- What you have to do: Set the listing down unchanged, minus every embedded image.

- Data shown:
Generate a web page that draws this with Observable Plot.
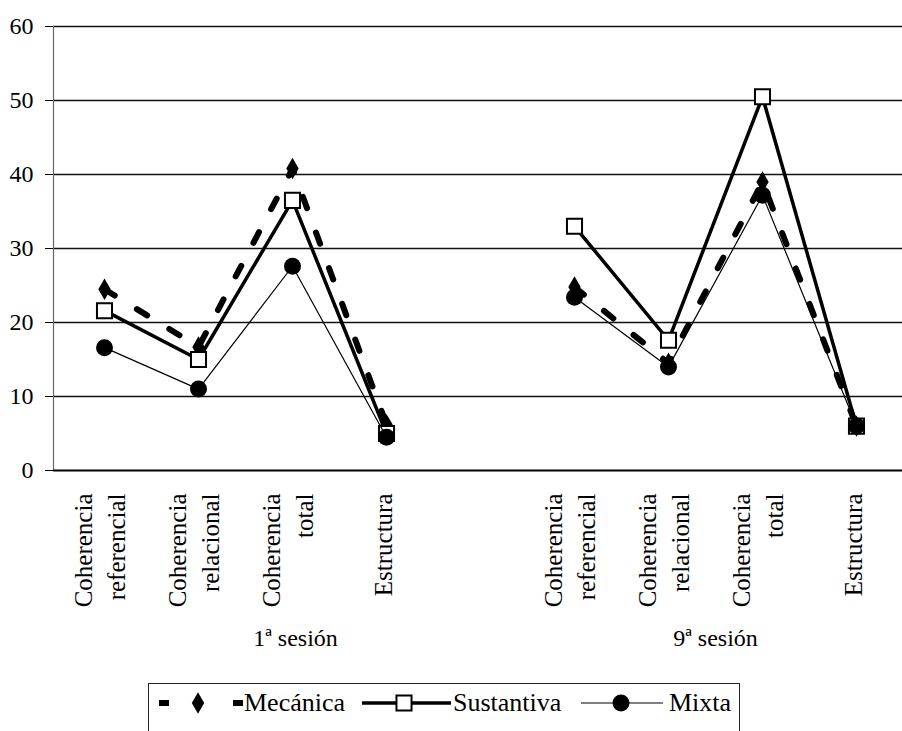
<!DOCTYPE html>
<html><head><meta charset="utf-8">
<script src="https://cdn.jsdelivr.net/npm/d3@7"></script>
<script src="https://cdn.jsdelivr.net/npm/@observablehq/plot@0.6"></script>
<style>
body{margin:0;background:#fff;font-family:"Liberation Serif","LiberationSerif","Tinos","Times New Roman","Times","DejaVu Serif","Noto Serif","FreeSerif",serif;}
#wrap{position:relative;width:902px;height:731px;overflow:hidden;background:#fff;}
#chart{position:absolute;left:0;top:0;}
#legend{position:absolute;left:148px;top:683px;width:592px;height:70px;border:1.5px solid #222;box-sizing:border-box;}
.lt{position:absolute;top:0;line-height:38px;font-size:26px;color:#000;white-space:nowrap;font-family:inherit;}
</style></head><body>
<div id="wrap"><div id="chart"></div><div id="legend"></div></div>
<script>
const categories = ["Coherencia\nreferencial", "Coherencia\nrelacional", "Coherencia\ntotal", "Estructura"];
const sessions = ["1ª sesión", "9ª sesión"];
const series = ["Mecánica", "Sustantiva", "Mixta"];
const mecanica1 = [24.5, 16.7, 40.8, 6.2];
const mecanica9 = [24.8, 14.5, 39, 6];
const sustantiva1 = [21.6, 15, 36.5, 5];
const sustantiva9 = [33, 17.6, 50.5, 6];
const mixta1 = [16.6, 11, 27.6, 4.5];
const mixta9 = [23.4, 14, 37.2, 6];
const yTicks = [0, 10, 20, 30, 40, 50, 60];

const FONT = '"Liberation Serif", "LiberationSerif", "Tinos", "Times New Roman", "Times", "DejaVu Serif", "Noto Serif", "FreeSerif", serif';
const values = {
  "Mecánica": [mecanica1, mecanica9],
  "Sustantiva": [sustantiva1, sustantiva9],
  "Mixta": [mixta1, mixta9]
};
const keyOf = (si, c) => sessions[si] + "|" + c;
const xDomain = [...categories.map(c => keyOf(0, c)), "gap", ...categories.map(c => keyOf(1, c))];

const rows = [];
for (const s of series) {
  values[s].forEach((arr, si) => {
    arr.forEach((v, ci) => rows.push({series: s, session: sessions[si], key: keyOf(si, categories[ci]), value: v}));
  });
}
const labelRows = [];
sessions.forEach((ss, si) => categories.forEach(c => labelRows.push({key: keyOf(si, c), label: c})));
const twoLine = labelRows.filter(d => d.label.includes("\n"));
const oneLine = labelRows.filter(d => !d.label.includes("\n"));

const style = {
  "Mecánica": {line: {strokeWidth: 6, strokeDasharray: "12,26"}, dot: {symbol: "diamond", r: 6.5, fill: "#000", stroke: "none"}},
  "Sustantiva": {line: {strokeWidth: 3.5}, dot: {symbol: "square", r: 8.5, fill: "#fff", stroke: "#000", strokeWidth: 2}},
  "Mixta": {line: {strokeWidth: 1.2}, dot: {symbol: "circle", r: 8.5, fill: "#000", stroke: "none"}}
};

const seriesMarks = series.flatMap(s => {
  const d = rows.filter(r => r.series === s);
  return [
    Plot.line(d, {x: "key", y: "value", z: "session", stroke: "#000", ...style[s].line}),
    Plot.dot(d, {x: "key", y: "value", ...style[s].dot})
  ];
});

const labelOpts = {x: "key", text: "label", frameAnchor: "bottom", dy: 23, rotate: -90, textAnchor: "end", lineHeight: 1.3, fontSize: 25, fontFamily: FONT};

const chart = Plot.plot({
  width: 902,
  height: 680,
  marginTop: 26,
  marginBottom: 210,
  marginLeft: 53,
  marginRight: 0,
  style: {fontFamily: FONT, fontSize: "24px", color: "#000", background: "#fff"},
  x: {type: "point", domain: xDomain, range: [103, 857], padding: 0},
  y: {domain: [0, 60]},
  marks: [
    Plot.ruleY(yTicks.filter(d => d > 0), {stroke: "#111", strokeWidth: 1.3}),
    Plot.frame({anchor: "left", stroke: "#666", strokeWidth: 1.2}),
    Plot.axisY({ticks: yTicks, tickSize: 8, tickPadding: 12, fontSize: 24, stroke: "#000", label: null, fontFamily: FONT}),
    Plot.axisX({ticks: [], label: null}),
    ...seriesMarks,
    Plot.ruleY([0], {stroke: "#000", strokeWidth: 1.8}),
    Plot.text(twoLine, {...labelOpts, dx: 20}),
    Plot.text(oneLine, {...labelOpts, dx: 5}),
    Plot.text([sessions[0]], {x: () => keyOf(0, categories[2]), text: d => d, frameAnchor: "bottom", dy: 175, dx: 3, fontSize: 24, fontFamily: FONT}),
    Plot.text([sessions[1]], {x: () => keyOf(1, categories[1]), text: d => d, frameAnchor: "bottom", dy: 175, dx: 47, fontSize: 24, fontFamily: FONT})
  ]
});
document.getElementById("chart").appendChild(chart);

// Legend
const lg = document.getElementById("legend");
const ns = "http://www.w3.org/2000/svg";
const svg = document.createElementNS(ns, "svg");
svg.setAttribute("width", 590);
svg.setAttribute("height", 40);
svg.style.position = "absolute";
svg.style.left = "0px";
svg.style.top = "0px";
const cy = 19;
svg.innerHTML = `
  <line x1="10" x2="94" y1="${cy}" y2="${cy}" stroke="#000" stroke-width="6" stroke-dasharray="10,64"/>
  <path d="${d3.symbol(d3.symbolDiamond, Math.PI * 6.5 * 6.5)()}" transform="translate(49,${cy})" fill="#000"/>
  <line x1="213" x2="302" y1="${cy}" y2="${cy}" stroke="#000" stroke-width="3.5"/>
  <path d="${d3.symbol(d3.symbolSquare, Math.PI * 8.5 * 8.5)()}" transform="translate(255,${cy})" fill="#fff" stroke="#000" stroke-width="2"/>
  <line x1="432" x2="514" y1="${cy}" y2="${cy}" stroke="#000" stroke-width="1.2"/>
  <circle cx="472" cy="${cy}" r="8.5" fill="#000"/>
`;
lg.appendChild(svg);
const texts = [[series[0], 95], [series[1], 304], [series[2], 520]];
for (const [t, x] of texts) {
  const sp = document.createElement("span");
  sp.className = "lt";
  sp.style.left = x + "px";
  sp.textContent = t;
  lg.appendChild(sp);
}
</script>
</body></html>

- The result:
Generate a web page that draws this with Observable Plot.
<!DOCTYPE html>
<html><head><meta charset="utf-8">
<script src="https://cdn.jsdelivr.net/npm/d3@7"></script>
<script src="https://cdn.jsdelivr.net/npm/@observablehq/plot@0.6"></script>
<style>
body{margin:0;background:#fff;font-family:"Liberation Serif","LiberationSerif","Tinos","Times New Roman","Times","DejaVu Serif","Noto Serif","FreeSerif",serif;}
#wrap{position:relative;width:902px;height:731px;overflow:hidden;background:#fff;}
#chart{position:absolute;left:0;top:0;}
#legend{position:absolute;left:148px;top:683px;width:592px;height:70px;border:1.5px solid #222;box-sizing:border-box;}
.lt{position:absolute;top:0;line-height:38px;font-size:26px;color:#000;white-space:nowrap;font-family:inherit;}
</style></head><body>
<div id="wrap"><div id="chart"></div><div id="legend"></div></div>
<script>
const categories = ["Coherencia\nreferencial", "Coherencia\nrelacional", "Coherencia\ntotal", "Estructura"];
const sessions = ["1ª sesión", "9ª sesión"];
const series = ["Mecánica", "Sustantiva", "Mixta"];
const mecanica1 = [24.5, 16.7, 40.8, 6.2];
const mecanica9 = [24.8, 14.5, 39, 6];
const sustantiva1 = [21.6, 15, 36.5, 5];
const sustantiva9 = [33, 17.6, 50.5, 6];
const mixta1 = [16.6, 11, 27.6, 4.5];
const mixta9 = [23.4, 14, 37.2, 6];
const yTicks = [0, 10, 20, 30, 40, 50, 60];

const FONT = '"Liberation Serif", "LiberationSerif", "Tinos", "Times New Roman", "Times", "DejaVu Serif", "Noto Serif", "FreeSerif", serif';
const values = {
  "Mecánica": [mecanica1, mecanica9],
  "Sustantiva": [sustantiva1, sustantiva9],
  "Mixta": [mixta1, mixta9]
};
const keyOf = (si, c) => sessions[si] + "|" + c;
const xDomain = [...categories.map(c => keyOf(0, c)), "gap", ...categories.map(c => keyOf(1, c))];

const rows = [];
for (const s of series) {
  values[s].forEach((arr, si) => {
    arr.forEach((v, ci) => rows.push({series: s, session: sessions[si], key: keyOf(si, categories[ci]), value: v}));
  });
}
const labelRows = [];
sessions.forEach((ss, si) => categories.forEach(c => labelRows.push({key: keyOf(si, c), label: c})));
const twoLine = labelRows.filter(d => d.label.includes("\n"));
const oneLine = labelRows.filter(d => !d.label.includes("\n"));

const style = {
  "Mecánica": {line: {strokeWidth: 6, strokeDasharray: "12,26"}, dot: {symbol: "diamond", r: 6.5, fill: "#000", stroke: "none"}},
  "Sustantiva": {line: {strokeWidth: 3.5}, dot: {symbol: "square", r: 8.5, fill: "#fff", stroke: "#000", strokeWidth: 2}},
  "Mixta": {line: {strokeWidth: 1.2}, dot: {symbol: "circle", r: 8.5, fill: "#000", stroke: "none"}}
};

const seriesMarks = series.flatMap(s => {
  const d = rows.filter(r => r.series === s);
  return [
    Plot.line(d, {x: "key", y: "value", z: "session", stroke: "#000", ...style[s].line}),
    Plot.dot(d, {x: "key", y: "value", ...style[s].dot})
  ];
});

const labelOpts = {x: "key", text: "label", frameAnchor: "bottom", dy: 23, rotate: -90, textAnchor: "end", lineHeight: 1.3, fontSize: 25, fontFamily: FONT};

const chart = Plot.plot({
  width: 902,
  height: 680,
  marginTop: 26,
  marginBottom: 210,
  marginLeft: 53,
  marginRight: 0,
  style: {fontFamily: FONT, fontSize: "24px", color: "#000", background: "#fff"},
  x: {type: "point", domain: xDomain, range: [103, 857], padding: 0},
  y: {domain: [0, 60]},
  marks: [
    Plot.ruleY(yTicks.filter(d => d > 0), {stroke: "#111", strokeWidth: 1.3}),
    Plot.frame({anchor: "left", stroke: "#666", strokeWidth: 1.2}),
    Plot.axisY({ticks: yTicks, tickSize: 8, tickPadding: 12, fontSize: 24, stroke: "#000", label: null, fontFamily: FONT}),
    Plot.axisX({ticks: [], label: null}),
    ...seriesMarks,
    Plot.ruleY([0], {stroke: "#000", strokeWidth: 1.8}),
    Plot.text(twoLine, {...labelOpts, dx: 20}),
    Plot.text(oneLine, {...labelOpts, dx: 5}),
    Plot.text([sessions[0]], {x: () => keyOf(0, categories[2]), text: d => d, frameAnchor: "bottom", dy: 175, dx: 3, fontSize: 24, fontFamily: FONT}),
    Plot.text([sessions[1]], {x: () => keyOf(1, categories[1]), text: d => d, frameAnchor: "bottom", dy: 175, dx: 47, fontSize: 24, fontFamily: FONT})
  ]
});
document.getElementById("chart").appendChild(chart);

// Legend
const lg = document.getElementById("legend");
const ns = "http://www.w3.org/2000/svg";
const svg = document.createElementNS(ns, "svg");
svg.setAttribute("width", 590);
svg.setAttribute("height", 40);
svg.style.position = "absolute";
svg.style.left = "0px";
svg.style.top = "0px";
const cy = 19;
svg.innerHTML = `
  <line x1="10" x2="94" y1="${cy}" y2="${cy}" stroke="#000" stroke-width="6" stroke-dasharray="10,64"/>
  <path d="${d3.symbol(d3.symbolDiamond, Math.PI * 6.5 * 6.5)()}" transform="translate(49,${cy})" fill="#000"/>
  <line x1="213" x2="302" y1="${cy}" y2="${cy}" stroke="#000" stroke-width="3.5"/>
  <path d="${d3.symbol(d3.symbolSquare, Math.PI * 8.5 * 8.5)()}" transform="translate(255,${cy})" fill="#fff" stroke="#000" stroke-width="2"/>
  <line x1="432" x2="514" y1="${cy}" y2="${cy}" stroke="#000" stroke-width="1.2"/>
  <circle cx="472" cy="${cy}" r="8.5" fill="#000"/>
`;
lg.appendChild(svg);
const texts = [[series[0], 95], [series[1], 304], [series[2], 520]];
for (const [t, x] of texts) {
  const sp = document.createElement("span");
  sp.className = "lt";
  sp.style.left = x + "px";
  sp.textContent = t;
  lg.appendChild(sp);
}
</script>
</body></html>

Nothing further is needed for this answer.